I am not arguing that we need to fire up more printing presses for those without internet connections. Because those people, likely, are not buying the newspaper too (because of cost, not interest). So, let’s remember to also design for the future of news on the other side of the digital divide. If we don’t, I predict we’ll see an educated Bourgeoisie and a proletariat without access to news.

Coming back to my point: I have a smart phone, it costs a lot of money, it let’s me read the news without having to buy anything more.

Just playing devil’s advocate…

I tend to agree with Nina. I have an iPhone, I’m not going to get anything else because it’s killing me as it is. I might get a cheap Netbook because I hate my 6-year old Dell but I won’t use it for much. I still need a place to edit photo and video. I’m more likely to get a Mac Pro that’ll last 10 years than to get an e-reader. It’s unecessary and doesn’t fit in my pocket. I hate carrying things as a general rule.

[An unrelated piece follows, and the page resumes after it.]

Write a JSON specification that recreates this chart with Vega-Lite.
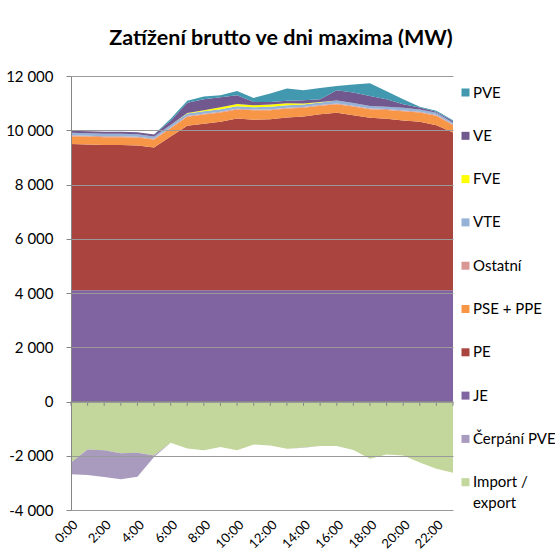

As for the other side of the digital divide, I think Nina is right here too. I would venture to say we should back up a step further. Instead of testing how people use digital devices, we should see how people use information. More over, find out where people encounter information or a need for information and figure out how to meet them there.

Right now, I’ve been trying to think of how to extend news brands and subsequently our customer’s brands outside our news products. How do we meet people in their physical communities before we even think of meeting them in the digital community?